[Stored entries]

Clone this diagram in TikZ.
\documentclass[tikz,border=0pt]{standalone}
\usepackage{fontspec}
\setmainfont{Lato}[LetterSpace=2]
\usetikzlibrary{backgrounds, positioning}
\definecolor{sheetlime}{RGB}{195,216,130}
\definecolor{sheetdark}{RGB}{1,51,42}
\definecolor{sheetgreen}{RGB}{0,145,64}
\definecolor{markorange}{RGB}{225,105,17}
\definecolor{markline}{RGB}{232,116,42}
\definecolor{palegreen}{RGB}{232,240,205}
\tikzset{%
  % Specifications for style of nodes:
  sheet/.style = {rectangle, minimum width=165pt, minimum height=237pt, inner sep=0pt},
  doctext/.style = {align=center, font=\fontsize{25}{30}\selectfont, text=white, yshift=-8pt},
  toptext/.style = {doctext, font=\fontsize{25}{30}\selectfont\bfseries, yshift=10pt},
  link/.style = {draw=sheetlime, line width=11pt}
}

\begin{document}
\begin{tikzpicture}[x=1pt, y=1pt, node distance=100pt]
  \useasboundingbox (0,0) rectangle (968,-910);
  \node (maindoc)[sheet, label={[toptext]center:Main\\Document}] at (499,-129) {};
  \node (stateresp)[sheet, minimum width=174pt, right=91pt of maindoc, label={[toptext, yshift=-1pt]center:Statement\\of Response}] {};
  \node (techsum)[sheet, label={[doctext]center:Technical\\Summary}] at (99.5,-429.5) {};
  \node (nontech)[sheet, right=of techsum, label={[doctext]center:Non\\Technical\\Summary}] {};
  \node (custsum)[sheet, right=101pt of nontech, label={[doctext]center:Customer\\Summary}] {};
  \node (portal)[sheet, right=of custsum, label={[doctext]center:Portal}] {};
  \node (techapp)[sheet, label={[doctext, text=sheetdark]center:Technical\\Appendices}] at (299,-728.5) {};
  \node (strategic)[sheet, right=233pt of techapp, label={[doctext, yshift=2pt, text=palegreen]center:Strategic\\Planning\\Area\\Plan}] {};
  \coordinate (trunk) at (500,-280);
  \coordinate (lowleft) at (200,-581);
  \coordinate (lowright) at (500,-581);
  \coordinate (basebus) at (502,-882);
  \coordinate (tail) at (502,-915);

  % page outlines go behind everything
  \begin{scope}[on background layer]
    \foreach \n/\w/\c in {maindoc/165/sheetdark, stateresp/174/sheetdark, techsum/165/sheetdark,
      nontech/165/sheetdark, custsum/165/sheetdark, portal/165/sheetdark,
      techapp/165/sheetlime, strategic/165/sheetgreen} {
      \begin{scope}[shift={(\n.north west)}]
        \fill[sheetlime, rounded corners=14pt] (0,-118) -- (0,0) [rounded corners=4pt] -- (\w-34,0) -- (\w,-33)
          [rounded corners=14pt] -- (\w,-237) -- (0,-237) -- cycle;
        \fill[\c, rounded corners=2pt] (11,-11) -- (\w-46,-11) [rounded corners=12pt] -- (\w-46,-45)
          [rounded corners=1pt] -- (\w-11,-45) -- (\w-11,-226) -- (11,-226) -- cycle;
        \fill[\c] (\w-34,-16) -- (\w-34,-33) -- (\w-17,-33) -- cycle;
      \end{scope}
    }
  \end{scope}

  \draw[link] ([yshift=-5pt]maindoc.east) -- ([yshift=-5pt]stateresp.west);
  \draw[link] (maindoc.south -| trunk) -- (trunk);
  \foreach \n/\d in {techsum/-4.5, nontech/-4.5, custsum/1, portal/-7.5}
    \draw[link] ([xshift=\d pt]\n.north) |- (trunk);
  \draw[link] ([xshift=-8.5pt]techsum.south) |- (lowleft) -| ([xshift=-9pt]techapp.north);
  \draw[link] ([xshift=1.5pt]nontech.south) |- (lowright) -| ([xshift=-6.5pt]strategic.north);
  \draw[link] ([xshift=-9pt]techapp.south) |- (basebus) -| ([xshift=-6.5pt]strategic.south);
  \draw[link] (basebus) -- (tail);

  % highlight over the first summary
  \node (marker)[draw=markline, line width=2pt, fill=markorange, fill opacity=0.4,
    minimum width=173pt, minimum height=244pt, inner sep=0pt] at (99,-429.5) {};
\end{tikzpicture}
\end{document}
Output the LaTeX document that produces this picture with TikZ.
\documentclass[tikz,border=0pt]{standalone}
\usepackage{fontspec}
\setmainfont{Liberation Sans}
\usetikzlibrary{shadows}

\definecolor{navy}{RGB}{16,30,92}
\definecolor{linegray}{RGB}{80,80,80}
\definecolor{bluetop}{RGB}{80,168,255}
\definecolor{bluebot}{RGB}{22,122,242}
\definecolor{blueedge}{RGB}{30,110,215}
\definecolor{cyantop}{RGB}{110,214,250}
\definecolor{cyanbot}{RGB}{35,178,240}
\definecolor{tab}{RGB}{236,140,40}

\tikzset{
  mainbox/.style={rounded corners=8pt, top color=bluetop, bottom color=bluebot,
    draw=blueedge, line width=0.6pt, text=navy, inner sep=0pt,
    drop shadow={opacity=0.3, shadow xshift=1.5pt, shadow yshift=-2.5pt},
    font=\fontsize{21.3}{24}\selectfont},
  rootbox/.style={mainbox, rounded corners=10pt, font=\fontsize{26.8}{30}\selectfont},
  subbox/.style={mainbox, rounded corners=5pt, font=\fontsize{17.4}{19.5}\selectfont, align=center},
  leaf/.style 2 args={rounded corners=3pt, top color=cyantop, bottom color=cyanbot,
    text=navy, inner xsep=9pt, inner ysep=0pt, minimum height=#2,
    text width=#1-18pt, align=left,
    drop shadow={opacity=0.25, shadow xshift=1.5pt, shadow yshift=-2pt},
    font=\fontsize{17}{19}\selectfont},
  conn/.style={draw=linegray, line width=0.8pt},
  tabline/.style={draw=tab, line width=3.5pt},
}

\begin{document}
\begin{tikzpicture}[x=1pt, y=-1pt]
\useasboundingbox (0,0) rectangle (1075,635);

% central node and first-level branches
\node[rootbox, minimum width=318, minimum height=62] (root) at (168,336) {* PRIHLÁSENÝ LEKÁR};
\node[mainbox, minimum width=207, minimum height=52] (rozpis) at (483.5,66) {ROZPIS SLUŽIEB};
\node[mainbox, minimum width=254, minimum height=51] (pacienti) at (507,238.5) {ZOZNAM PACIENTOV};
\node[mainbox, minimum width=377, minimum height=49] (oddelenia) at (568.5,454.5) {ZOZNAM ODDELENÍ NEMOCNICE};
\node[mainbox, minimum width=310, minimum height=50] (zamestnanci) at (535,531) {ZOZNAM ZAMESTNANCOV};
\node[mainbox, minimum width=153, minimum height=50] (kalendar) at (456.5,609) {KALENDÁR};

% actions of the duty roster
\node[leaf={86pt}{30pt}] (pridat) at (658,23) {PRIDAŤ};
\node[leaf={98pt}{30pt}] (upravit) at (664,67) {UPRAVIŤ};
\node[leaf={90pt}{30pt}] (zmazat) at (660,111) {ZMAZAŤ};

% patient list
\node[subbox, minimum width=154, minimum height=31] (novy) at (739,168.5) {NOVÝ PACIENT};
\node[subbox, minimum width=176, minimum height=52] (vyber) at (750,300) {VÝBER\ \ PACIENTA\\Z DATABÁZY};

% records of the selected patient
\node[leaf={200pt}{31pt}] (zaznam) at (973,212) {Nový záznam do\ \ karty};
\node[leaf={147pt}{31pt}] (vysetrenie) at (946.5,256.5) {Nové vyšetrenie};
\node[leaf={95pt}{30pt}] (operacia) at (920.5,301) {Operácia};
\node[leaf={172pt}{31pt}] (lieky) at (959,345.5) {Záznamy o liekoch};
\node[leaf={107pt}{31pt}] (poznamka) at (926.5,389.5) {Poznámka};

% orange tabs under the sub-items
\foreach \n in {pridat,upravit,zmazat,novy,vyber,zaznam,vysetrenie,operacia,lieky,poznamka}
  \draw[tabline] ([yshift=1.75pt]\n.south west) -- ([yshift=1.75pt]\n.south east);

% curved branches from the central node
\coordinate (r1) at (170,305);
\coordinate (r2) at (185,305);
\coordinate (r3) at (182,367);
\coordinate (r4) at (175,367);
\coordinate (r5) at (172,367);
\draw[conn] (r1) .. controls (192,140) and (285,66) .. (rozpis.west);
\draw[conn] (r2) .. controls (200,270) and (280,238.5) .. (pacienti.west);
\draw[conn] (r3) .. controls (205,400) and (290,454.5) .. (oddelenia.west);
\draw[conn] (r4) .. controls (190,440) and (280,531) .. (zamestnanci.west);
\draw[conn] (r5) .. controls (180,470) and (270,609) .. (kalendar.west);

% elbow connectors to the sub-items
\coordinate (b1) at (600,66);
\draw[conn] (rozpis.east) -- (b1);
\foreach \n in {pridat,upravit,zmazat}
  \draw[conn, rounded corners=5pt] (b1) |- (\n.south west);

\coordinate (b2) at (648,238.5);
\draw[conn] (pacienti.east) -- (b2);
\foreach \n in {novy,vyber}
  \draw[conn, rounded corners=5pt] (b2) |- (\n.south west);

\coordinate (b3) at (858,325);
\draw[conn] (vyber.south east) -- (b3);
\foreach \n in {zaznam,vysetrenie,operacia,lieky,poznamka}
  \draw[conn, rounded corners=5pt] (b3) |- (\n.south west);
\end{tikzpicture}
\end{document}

- [Short exercise]: Using the entries above, extract exactly the span from the line with "Output the LaTeX" to the line with "(zmazat) at (660,111)", both lines included; leave out everything else.

- [Solved exercise]:
Output the LaTeX document that produces this picture with TikZ.
\documentclass[tikz,border=0pt]{standalone}
\usepackage{fontspec}
\setmainfont{Liberation Sans}
\usetikzlibrary{shadows}

\definecolor{navy}{RGB}{16,30,92}
\definecolor{linegray}{RGB}{80,80,80}
\definecolor{bluetop}{RGB}{80,168,255}
\definecolor{bluebot}{RGB}{22,122,242}
\definecolor{blueedge}{RGB}{30,110,215}
\definecolor{cyantop}{RGB}{110,214,250}
\definecolor{cyanbot}{RGB}{35,178,240}
\definecolor{tab}{RGB}{236,140,40}

\tikzset{
  mainbox/.style={rounded corners=8pt, top color=bluetop, bottom color=bluebot,
    draw=blueedge, line width=0.6pt, text=navy, inner sep=0pt,
    drop shadow={opacity=0.3, shadow xshift=1.5pt, shadow yshift=-2.5pt},
    font=\fontsize{21.3}{24}\selectfont},
  rootbox/.style={mainbox, rounded corners=10pt, font=\fontsize{26.8}{30}\selectfont},
  subbox/.style={mainbox, rounded corners=5pt, font=\fontsize{17.4}{19.5}\selectfont, align=center},
  leaf/.style 2 args={rounded corners=3pt, top color=cyantop, bottom color=cyanbot,
    text=navy, inner xsep=9pt, inner ysep=0pt, minimum height=#2,
    text width=#1-18pt, align=left,
    drop shadow={opacity=0.25, shadow xshift=1.5pt, shadow yshift=-2pt},
    font=\fontsize{17}{19}\selectfont},
  conn/.style={draw=linegray, line width=0.8pt},
  tabline/.style={draw=tab, line width=3.5pt},
}

\begin{document}
\begin{tikzpicture}[x=1pt, y=-1pt]
\useasboundingbox (0,0) rectangle (1075,635);

% central node and first-level branches
\node[rootbox, minimum width=318, minimum height=62] (root) at (168,336) {* PRIHLÁSENÝ LEKÁR};
\node[mainbox, minimum width=207, minimum height=52] (rozpis) at (483.5,66) {ROZPIS SLUŽIEB};
\node[mainbox, minimum width=254, minimum height=51] (pacienti) at (507,238.5) {ZOZNAM PACIENTOV};
\node[mainbox, minimum width=377, minimum height=49] (oddelenia) at (568.5,454.5) {ZOZNAM ODDELENÍ NEMOCNICE};
\node[mainbox, minimum width=310, minimum height=50] (zamestnanci) at (535,531) {ZOZNAM ZAMESTNANCOV};
\node[mainbox, minimum width=153, minimum height=50] (kalendar) at (456.5,609) {KALENDÁR};

% actions of the duty roster
\node[leaf={86pt}{30pt}] (pridat) at (658,23) {PRIDAŤ};
\node[leaf={98pt}{30pt}] (upravit) at (664,67) {UPRAVIŤ};
\node[leaf={90pt}{30pt}] (zmazat) at (660,111) {ZMAZAŤ};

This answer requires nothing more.